▶ **AIM OF THE EXERCISE**
Emit the data below verbatim, stripping out any pictures.
++++ GIVEN INFORMATION ++++
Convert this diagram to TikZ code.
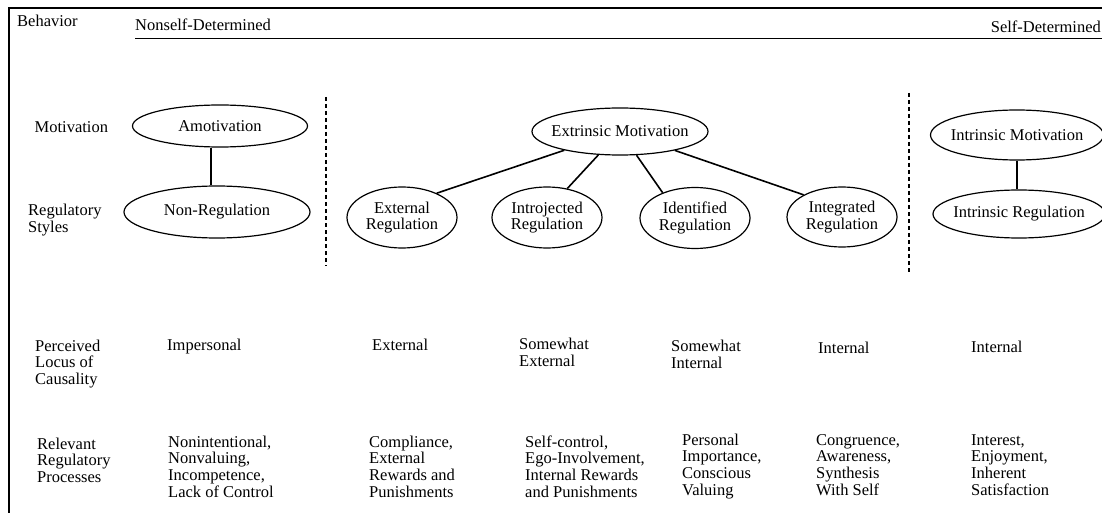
\documentclass[tikz,border=0pt]{standalone}
\usepackage{fontspec}
\setmainfont{Liberation Serif}
\usetikzlibrary{shapes.geometric}
\begin{document}
\begin{tikzpicture}[x=1pt,y=-1pt,
  every node/.style={font=\fontsize{16.5}{16.6}\selectfont, inner sep=0pt},
  oval/.style={draw, ellipse, line width=1.2pt},
  txt/.style={anchor=base west, align=left},
  link/.style={line width=1.6pt},
  thinlink/.style={line width=1.2pt},
  rule/.style={line width=1.4pt},
  sep/.style={line width=1.4pt, dash pattern=on 4pt off 3pt}]
\useasboundingbox (0,0) rectangle (1102,513);

% frame and header
\coordinate (tl) at (9,8);
\coordinate (tr) at (1102,8);
\coordinate (bl) at (9,513);
\draw[rule] (tr) -- (tl) -- (bl);
\coordinate (ul) at (135,38.5);
\coordinate (ur) at (1102,38.5);
\draw[rule] (ul) -- (ur);
\node[txt] (behav) at (17,27) {Behavior};
\node[txt] (nonself) at (135,31) {Nonself-Determined};
\node[anchor=base east] (selfdet) at (1101,33) {Self-Determined};

% separators
\coordinate (d1t) at (326,97);
\coordinate (d1b) at (326,266);
\coordinate (d2t) at (909,93);
\coordinate (d2b) at (909,272);
\draw[sep] (d1t) -- (d1b);
\draw[sep] (d2t) -- (d2b);

% row labels (base = baseline of last line)
\node[txt] (lmot) at (34.5,133) {Motivation};
\node[txt] (lreg) at (28,232.5) {Regulatory\\Styles};
\node[txt] (lloc) at (35,384.5) {Perceived\\Locus of\\Causality};
\node[txt] (lproc) at (37,482.5) {Relevant\\Regulatory\\Processes};

% ellipses
\node[oval, minimum width=175, minimum height=42, label={center:Amotivation}] (amot) at (220,126) {};
\node[oval, minimum width=186, minimum height=52, label={center:Non-Regulation}] (nonreg) at (217,212) {};
\node[oval, minimum width=176, minimum height=47, label={center:Extrinsic Motivation}] (em) at (620,131.5) {};
\node[oval, minimum width=110, minimum height=61, label={[align=center]center:External\\Regulation}] (ext) at (402,217.5) {};
\node[oval, minimum width=110, minimum height=61, label={[align=center]center:Introjected\\Regulation}] (intro) at (547,217.5) {};
\node[oval, minimum width=110, minimum height=61, label={[align=center]center:Identified\\Regulation}] (ident) at (695,218) {};
\node[oval, minimum width=110, minimum height=60, label={[align=center]center:Integrated\\Regulation}] (integ) at (842,217) {};
\node[oval, minimum width=173, minimum height=50, label={center:Intrinsic Motivation}] (im) at (1017,135) {};
\node[oval, minimum width=172, minimum height=48, label={center:Intrinsic Regulation}] (ir) at (1019,214) {};

% connectors
\draw[thinlink] ([xshift=-9pt]amot.south) -- ([xshift=-6pt]nonreg.north);
\draw[link] (em) -- (ext.35);
\draw[link] (em) -- (intro.55);
\draw[link] (em) -- (ident.142);
\draw[link] (em) -- (integ.150);
\draw[thinlink] (im.south) -- (im.south |- ir.north);

% locus row
\node[txt] (c1) at (167,350) {Impersonal};
\node[txt] (c2) at (372,350) {External};
\node[txt] (c3) at (519,366.5) {Somewhat\\External};
\node[txt] (c4) at (671,368.5) {Somewhat\\Internal};
\node[txt] (c5) at (818,353) {Internal};
\node[txt] (c6) at (971,352) {Internal};

% processes row
\node[txt] (p1) at (168,497) {Nonintentional,\\Nonvaluing,\\Incompetence,\\Lack of Control};
\node[txt] (p2) at (369,497) {Compliance,\\External\\Rewards and\\Punishments};
\node[txt] (p3) at (525,497) {Self-control,\\Ego-Involvement,\\Internal Rewards\\and Punishments};
\node[txt] (p4) at (682,495) {Personal\\Importance,\\Conscious\\Valuing};
\node[txt] (p5) at (816,495) {Congruence,\\Awareness,\\Synthesis\\With Self};
\node[txt] (p6) at (971,495) {Interest,\\Enjoyment,\\Inherent\\Satisfaction};
\end{tikzpicture}
\end{document}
++++
▶ **FINISHED EXERCISE**
Convert this diagram to TikZ code.
\documentclass[tikz,border=0pt]{standalone}
\usepackage{fontspec}
\setmainfont{Liberation Serif}
\usetikzlibrary{shapes.geometric}
\begin{document}
\begin{tikzpicture}[x=1pt,y=-1pt,
  every node/.style={font=\fontsize{16.5}{16.6}\selectfont, inner sep=0pt},
  oval/.style={draw, ellipse, line width=1.2pt},
  txt/.style={anchor=base west, align=left},
  link/.style={line width=1.6pt},
  thinlink/.style={line width=1.2pt},
  rule/.style={line width=1.4pt},
  sep/.style={line width=1.4pt, dash pattern=on 4pt off 3pt}]
\useasboundingbox (0,0) rectangle (1102,513);

% frame and header
\coordinate (tl) at (9,8);
\coordinate (tr) at (1102,8);
\coordinate (bl) at (9,513);
\draw[rule] (tr) -- (tl) -- (bl);
\coordinate (ul) at (135,38.5);
\coordinate (ur) at (1102,38.5);
\draw[rule] (ul) -- (ur);
\node[txt] (behav) at (17,27) {Behavior};
\node[txt] (nonself) at (135,31) {Nonself-Determined};
\node[anchor=base east] (selfdet) at (1101,33) {Self-Determined};

% separators
\coordinate (d1t) at (326,97);
\coordinate (d1b) at (326,266);
\coordinate (d2t) at (909,93);
\coordinate (d2b) at (909,272);
\draw[sep] (d1t) -- (d1b);
\draw[sep] (d2t) -- (d2b);

% row labels (base = baseline of last line)
\node[txt] (lmot) at (34.5,133) {Motivation};
\node[txt] (lreg) at (28,232.5) {Regulatory\\Styles};
\node[txt] (lloc) at (35,384.5) {Perceived\\Locus of\\Causality};
\node[txt] (lproc) at (37,482.5) {Relevant\\Regulatory\\Processes};

% ellipses
\node[oval, minimum width=175, minimum height=42, label={center:Amotivation}] (amot) at (220,126) {};
\node[oval, minimum width=186, minimum height=52, label={center:Non-Regulation}] (nonreg) at (217,212) {};
\node[oval, minimum width=176, minimum height=47, label={center:Extrinsic Motivation}] (em) at (620,131.5) {};
\node[oval, minimum width=110, minimum height=61, label={[align=center]center:External\\Regulation}] (ext) at (402,217.5) {};
\node[oval, minimum width=110, minimum height=61, label={[align=center]center:Introjected\\Regulation}] (intro) at (547,217.5) {};
\node[oval, minimum width=110, minimum height=61, label={[align=center]center:Identified\\Regulation}] (ident) at (695,218) {};
\node[oval, minimum width=110, minimum height=60, label={[align=center]center:Integrated\\Regulation}] (integ) at (842,217) {};
\node[oval, minimum width=173, minimum height=50, label={center:Intrinsic Motivation}] (im) at (1017,135) {};
\node[oval, minimum width=172, minimum height=48, label={center:Intrinsic Regulation}] (ir) at (1019,214) {};

% connectors
\draw[thinlink] ([xshift=-9pt]amot.south) -- ([xshift=-6pt]nonreg.north);
\draw[link] (em) -- (ext.35);
\draw[link] (em) -- (intro.55);
\draw[link] (em) -- (ident.142);
\draw[link] (em) -- (integ.150);
\draw[thinlink] (im.south) -- (im.south |- ir.north);

% locus row
\node[txt] (c1) at (167,350) {Impersonal};
\node[txt] (c2) at (372,350) {External};
\node[txt] (c3) at (519,366.5) {Somewhat\\External};
\node[txt] (c4) at (671,368.5) {Somewhat\\Internal};
\node[txt] (c5) at (818,353) {Internal};
\node[txt] (c6) at (971,352) {Internal};

% processes row
\node[txt] (p1) at (168,497) {Nonintentional,\\Nonvaluing,\\Incompetence,\\Lack of Control};
\node[txt] (p2) at (369,497) {Compliance,\\External\\Rewards and\\Punishments};
\node[txt] (p3) at (525,497) {Self-control,\\Ego-Involvement,\\Internal Rewards\\and Punishments};
\node[txt] (p4) at (682,495) {Personal\\Importance,\\Conscious\\Valuing};
\node[txt] (p5) at (816,495) {Congruence,\\Awareness,\\Synthesis\\With Self};
\node[txt] (p6) at (971,495) {Interest,\\Enjoyment,\\Inherent\\Satisfaction};
\end{tikzpicture}
\end{document}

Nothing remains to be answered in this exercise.